■ THE EXERCISE:
Repeat only what lies from the line with "Generate a Python" to the line with "y_040 = [7.98, 4.99, 2.84, 3.44]", those two lines included, exactly as it stands; omit any images.

═══ MATERIALS PROVIDED

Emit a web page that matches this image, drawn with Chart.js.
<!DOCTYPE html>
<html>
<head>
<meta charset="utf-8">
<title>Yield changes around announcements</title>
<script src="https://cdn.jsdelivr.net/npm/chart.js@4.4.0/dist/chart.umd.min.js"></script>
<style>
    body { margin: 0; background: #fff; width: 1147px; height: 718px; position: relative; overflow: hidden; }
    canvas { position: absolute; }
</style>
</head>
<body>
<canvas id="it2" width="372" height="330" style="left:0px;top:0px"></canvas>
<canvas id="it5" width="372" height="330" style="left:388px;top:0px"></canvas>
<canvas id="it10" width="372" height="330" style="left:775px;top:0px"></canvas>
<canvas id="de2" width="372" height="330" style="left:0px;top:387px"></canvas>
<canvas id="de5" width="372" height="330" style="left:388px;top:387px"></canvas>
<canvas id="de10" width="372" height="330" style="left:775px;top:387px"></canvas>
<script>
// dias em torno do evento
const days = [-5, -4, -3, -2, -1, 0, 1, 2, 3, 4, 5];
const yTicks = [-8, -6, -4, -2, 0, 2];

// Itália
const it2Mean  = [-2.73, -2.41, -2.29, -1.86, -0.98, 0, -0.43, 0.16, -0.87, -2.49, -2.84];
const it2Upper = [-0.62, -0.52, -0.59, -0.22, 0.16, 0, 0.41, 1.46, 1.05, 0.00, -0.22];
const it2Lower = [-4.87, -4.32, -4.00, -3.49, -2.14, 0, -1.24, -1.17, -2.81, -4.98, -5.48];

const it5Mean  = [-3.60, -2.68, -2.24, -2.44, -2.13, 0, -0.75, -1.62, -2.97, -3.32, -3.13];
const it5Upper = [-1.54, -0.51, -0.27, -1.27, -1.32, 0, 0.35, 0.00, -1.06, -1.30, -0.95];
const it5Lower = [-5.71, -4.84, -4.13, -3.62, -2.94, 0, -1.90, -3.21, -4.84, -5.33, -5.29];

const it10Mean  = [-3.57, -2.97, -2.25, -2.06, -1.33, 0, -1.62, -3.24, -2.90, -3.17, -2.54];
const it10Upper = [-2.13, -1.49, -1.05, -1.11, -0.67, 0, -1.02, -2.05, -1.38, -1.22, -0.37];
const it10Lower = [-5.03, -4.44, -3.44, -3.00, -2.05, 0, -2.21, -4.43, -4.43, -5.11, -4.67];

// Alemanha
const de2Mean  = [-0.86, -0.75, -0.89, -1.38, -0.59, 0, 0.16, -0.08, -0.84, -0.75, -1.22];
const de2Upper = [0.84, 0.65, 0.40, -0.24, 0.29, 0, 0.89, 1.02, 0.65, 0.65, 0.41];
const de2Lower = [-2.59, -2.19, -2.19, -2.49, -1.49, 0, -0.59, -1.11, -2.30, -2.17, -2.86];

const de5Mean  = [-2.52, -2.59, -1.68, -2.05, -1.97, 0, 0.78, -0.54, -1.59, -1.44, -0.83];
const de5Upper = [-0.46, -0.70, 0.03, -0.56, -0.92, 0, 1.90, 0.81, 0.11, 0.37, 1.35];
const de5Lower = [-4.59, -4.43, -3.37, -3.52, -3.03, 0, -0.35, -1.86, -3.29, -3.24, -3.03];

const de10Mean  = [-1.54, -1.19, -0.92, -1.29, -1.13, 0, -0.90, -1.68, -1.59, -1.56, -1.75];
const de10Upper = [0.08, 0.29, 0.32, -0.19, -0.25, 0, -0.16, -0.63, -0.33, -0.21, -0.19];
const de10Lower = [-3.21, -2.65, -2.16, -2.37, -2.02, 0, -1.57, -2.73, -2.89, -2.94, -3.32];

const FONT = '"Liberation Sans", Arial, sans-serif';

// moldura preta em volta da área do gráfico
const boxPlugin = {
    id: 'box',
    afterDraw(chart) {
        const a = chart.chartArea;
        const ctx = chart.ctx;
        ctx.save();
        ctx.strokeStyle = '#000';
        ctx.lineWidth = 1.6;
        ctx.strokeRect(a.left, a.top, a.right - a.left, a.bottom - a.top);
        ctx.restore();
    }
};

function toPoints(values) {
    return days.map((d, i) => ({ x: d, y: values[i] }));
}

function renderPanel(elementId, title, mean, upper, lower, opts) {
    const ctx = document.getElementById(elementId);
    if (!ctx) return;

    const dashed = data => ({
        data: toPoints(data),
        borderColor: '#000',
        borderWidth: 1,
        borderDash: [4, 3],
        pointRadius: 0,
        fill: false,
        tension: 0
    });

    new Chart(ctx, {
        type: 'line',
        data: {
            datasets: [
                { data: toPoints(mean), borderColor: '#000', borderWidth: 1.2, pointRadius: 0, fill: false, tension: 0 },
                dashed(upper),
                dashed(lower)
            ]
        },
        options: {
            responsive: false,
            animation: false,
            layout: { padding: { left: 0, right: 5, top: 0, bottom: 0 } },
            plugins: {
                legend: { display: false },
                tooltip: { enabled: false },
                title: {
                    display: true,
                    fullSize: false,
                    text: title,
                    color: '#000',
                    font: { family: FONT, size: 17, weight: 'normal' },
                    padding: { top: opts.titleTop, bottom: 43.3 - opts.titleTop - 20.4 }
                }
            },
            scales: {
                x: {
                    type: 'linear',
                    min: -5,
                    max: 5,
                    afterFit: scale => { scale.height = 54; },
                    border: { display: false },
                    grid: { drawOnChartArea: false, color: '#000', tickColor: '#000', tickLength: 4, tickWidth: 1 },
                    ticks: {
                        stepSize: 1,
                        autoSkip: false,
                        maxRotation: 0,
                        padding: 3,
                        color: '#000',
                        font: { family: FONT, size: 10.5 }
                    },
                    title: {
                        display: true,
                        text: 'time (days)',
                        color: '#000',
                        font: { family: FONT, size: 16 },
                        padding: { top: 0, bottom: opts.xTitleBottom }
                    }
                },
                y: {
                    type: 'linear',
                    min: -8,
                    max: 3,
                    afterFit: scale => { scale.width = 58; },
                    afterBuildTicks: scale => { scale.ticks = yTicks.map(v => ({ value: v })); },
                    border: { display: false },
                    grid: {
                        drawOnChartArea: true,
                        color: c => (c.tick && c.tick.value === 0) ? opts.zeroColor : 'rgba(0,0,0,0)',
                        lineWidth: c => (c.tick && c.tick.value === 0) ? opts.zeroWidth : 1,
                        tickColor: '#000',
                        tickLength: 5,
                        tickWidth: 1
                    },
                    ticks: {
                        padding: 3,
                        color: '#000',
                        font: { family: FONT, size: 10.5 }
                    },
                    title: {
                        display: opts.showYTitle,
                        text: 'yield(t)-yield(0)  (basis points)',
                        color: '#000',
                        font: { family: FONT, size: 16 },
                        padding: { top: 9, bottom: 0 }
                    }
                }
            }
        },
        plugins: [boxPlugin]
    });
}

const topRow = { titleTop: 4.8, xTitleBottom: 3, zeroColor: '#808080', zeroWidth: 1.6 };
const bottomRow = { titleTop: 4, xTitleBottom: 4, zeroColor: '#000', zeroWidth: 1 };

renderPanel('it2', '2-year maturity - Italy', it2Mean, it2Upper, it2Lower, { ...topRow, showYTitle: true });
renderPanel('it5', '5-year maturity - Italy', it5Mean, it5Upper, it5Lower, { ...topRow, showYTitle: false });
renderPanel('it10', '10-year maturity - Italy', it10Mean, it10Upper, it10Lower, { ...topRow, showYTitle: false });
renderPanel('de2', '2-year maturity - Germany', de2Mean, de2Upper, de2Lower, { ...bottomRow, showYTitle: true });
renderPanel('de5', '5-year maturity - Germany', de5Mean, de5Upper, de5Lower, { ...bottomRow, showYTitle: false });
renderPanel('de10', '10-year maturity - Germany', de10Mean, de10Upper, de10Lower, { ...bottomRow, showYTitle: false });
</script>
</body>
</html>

══════
═══ MATERIALS PROVIDED

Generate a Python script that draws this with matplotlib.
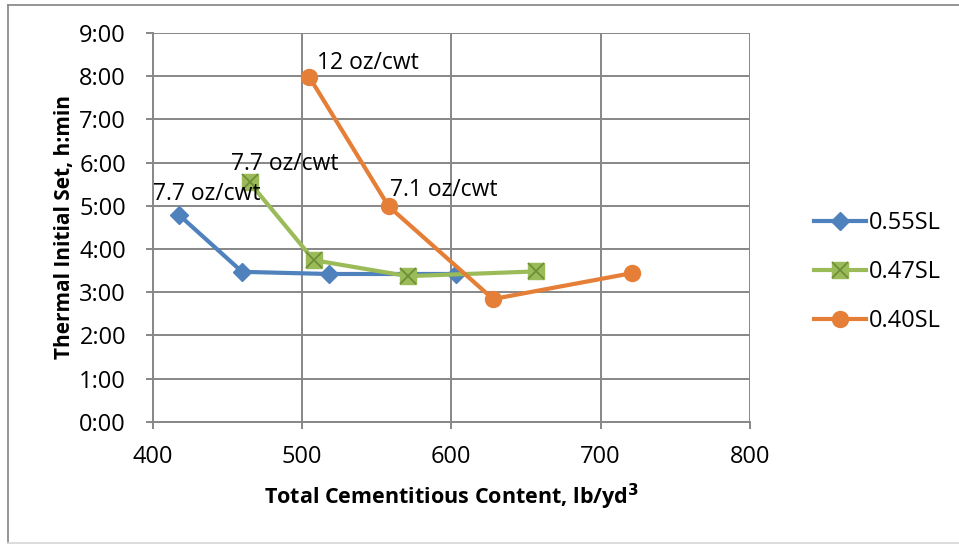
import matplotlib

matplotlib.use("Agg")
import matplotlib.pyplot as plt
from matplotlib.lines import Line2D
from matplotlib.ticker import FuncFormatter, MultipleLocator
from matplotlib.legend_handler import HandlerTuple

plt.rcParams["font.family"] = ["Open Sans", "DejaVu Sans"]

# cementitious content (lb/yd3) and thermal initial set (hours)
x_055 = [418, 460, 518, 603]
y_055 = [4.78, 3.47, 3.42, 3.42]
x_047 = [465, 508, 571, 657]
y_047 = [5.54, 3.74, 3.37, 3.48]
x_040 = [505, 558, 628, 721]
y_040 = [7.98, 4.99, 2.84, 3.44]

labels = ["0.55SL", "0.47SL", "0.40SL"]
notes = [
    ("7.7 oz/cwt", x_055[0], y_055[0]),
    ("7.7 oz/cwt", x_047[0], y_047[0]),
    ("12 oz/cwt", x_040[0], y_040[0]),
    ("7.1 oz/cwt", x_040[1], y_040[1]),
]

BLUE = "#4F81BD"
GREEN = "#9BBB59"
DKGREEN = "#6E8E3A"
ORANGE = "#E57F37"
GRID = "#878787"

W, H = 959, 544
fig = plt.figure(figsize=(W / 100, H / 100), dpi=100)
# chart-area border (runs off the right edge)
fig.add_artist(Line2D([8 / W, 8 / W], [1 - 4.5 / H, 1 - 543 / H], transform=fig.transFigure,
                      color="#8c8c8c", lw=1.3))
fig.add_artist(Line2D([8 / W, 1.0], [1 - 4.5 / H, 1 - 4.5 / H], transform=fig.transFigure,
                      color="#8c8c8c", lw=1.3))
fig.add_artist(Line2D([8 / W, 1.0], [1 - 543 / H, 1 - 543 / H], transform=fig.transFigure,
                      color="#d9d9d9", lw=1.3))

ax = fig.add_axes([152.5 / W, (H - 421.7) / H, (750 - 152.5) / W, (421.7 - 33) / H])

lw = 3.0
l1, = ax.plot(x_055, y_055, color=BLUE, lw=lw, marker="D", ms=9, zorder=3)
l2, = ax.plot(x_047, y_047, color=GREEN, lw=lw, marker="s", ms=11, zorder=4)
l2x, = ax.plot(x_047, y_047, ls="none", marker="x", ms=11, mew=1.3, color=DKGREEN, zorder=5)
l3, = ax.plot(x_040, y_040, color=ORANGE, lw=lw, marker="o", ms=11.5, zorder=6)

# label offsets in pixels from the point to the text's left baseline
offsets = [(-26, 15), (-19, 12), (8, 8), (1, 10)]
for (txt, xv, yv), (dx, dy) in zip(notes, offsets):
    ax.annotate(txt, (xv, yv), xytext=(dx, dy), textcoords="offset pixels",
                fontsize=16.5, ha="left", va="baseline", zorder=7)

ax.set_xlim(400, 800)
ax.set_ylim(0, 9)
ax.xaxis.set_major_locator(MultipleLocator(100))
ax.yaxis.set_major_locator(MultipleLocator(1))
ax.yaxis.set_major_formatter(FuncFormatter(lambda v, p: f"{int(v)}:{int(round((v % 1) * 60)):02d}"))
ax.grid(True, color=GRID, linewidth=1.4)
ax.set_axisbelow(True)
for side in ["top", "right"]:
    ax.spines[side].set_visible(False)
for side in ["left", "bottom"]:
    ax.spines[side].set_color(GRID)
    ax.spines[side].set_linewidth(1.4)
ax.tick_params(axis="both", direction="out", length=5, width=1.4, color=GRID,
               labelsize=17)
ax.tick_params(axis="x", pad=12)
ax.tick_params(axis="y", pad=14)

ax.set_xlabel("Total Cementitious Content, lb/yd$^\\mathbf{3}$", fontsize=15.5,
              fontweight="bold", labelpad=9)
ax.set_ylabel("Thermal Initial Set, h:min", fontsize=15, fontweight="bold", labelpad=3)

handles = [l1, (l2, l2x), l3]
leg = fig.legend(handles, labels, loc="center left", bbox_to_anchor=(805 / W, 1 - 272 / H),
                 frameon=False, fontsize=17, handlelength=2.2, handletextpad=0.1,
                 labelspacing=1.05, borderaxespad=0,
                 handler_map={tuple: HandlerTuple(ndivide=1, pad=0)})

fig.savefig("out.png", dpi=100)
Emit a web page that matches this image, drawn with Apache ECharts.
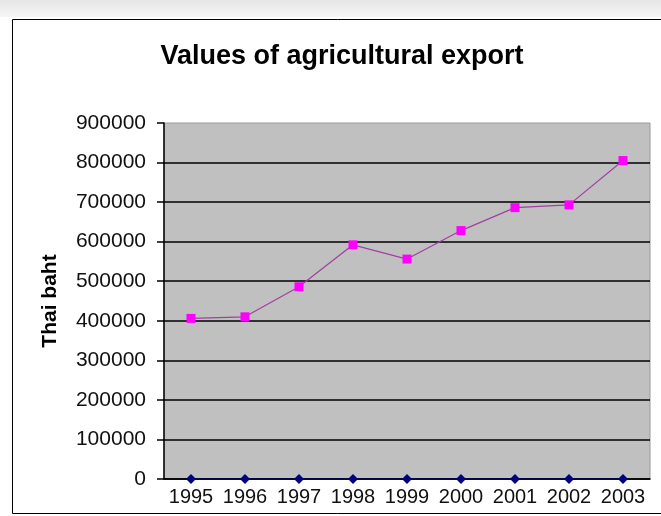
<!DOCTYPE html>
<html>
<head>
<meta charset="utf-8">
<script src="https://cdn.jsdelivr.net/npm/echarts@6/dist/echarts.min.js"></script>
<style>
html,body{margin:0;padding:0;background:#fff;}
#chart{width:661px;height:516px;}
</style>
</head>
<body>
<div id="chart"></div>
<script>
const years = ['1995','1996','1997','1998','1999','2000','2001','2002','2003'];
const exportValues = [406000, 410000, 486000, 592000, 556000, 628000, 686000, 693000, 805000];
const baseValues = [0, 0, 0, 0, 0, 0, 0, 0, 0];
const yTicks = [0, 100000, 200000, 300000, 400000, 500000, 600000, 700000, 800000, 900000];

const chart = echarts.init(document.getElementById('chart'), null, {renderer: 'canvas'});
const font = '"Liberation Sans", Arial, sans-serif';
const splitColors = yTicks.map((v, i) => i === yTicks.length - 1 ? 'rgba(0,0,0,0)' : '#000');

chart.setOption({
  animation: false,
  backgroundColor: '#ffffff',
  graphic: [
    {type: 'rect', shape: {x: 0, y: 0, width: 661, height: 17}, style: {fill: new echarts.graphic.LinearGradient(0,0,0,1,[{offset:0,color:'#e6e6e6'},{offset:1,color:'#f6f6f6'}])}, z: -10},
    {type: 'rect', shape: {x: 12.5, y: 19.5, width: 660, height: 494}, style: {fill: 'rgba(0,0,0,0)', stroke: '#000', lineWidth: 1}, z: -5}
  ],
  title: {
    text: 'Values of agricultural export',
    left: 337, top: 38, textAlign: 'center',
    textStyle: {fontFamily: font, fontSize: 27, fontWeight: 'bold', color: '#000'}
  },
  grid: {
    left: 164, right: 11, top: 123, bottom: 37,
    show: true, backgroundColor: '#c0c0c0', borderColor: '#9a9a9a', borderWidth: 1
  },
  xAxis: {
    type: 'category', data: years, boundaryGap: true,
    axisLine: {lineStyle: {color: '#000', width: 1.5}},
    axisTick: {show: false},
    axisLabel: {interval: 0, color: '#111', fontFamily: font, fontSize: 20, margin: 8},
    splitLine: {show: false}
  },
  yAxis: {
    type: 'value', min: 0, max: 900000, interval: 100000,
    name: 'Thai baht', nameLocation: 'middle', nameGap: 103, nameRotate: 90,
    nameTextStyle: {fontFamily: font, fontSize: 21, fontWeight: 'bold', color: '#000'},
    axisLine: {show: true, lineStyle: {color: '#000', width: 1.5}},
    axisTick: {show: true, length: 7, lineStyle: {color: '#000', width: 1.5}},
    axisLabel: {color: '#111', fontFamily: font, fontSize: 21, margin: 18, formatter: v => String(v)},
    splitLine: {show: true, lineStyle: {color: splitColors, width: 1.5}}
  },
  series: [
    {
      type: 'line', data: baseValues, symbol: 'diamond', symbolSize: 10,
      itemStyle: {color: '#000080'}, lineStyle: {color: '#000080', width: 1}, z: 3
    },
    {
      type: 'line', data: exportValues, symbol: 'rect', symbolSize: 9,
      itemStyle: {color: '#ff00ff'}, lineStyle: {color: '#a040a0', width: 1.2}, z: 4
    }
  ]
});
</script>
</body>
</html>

══════

■ WRITTEN ANSWER:
Generate a Python script that draws this with matplotlib.
import matplotlib

matplotlib.use("Agg")
import matplotlib.pyplot as plt
from matplotlib.lines import Line2D
from matplotlib.ticker import FuncFormatter, MultipleLocator
from matplotlib.legend_handler import HandlerTuple

plt.rcParams["font.family"] = ["Open Sans", "DejaVu Sans"]

# cementitious content (lb/yd3) and thermal initial set (hours)
x_055 = [418, 460, 518, 603]
y_055 = [4.78, 3.47, 3.42, 3.42]
x_047 = [465, 508, 571, 657]
y_047 = [5.54, 3.74, 3.37, 3.48]
x_040 = [505, 558, 628, 721]
y_040 = [7.98, 4.99, 2.84, 3.44]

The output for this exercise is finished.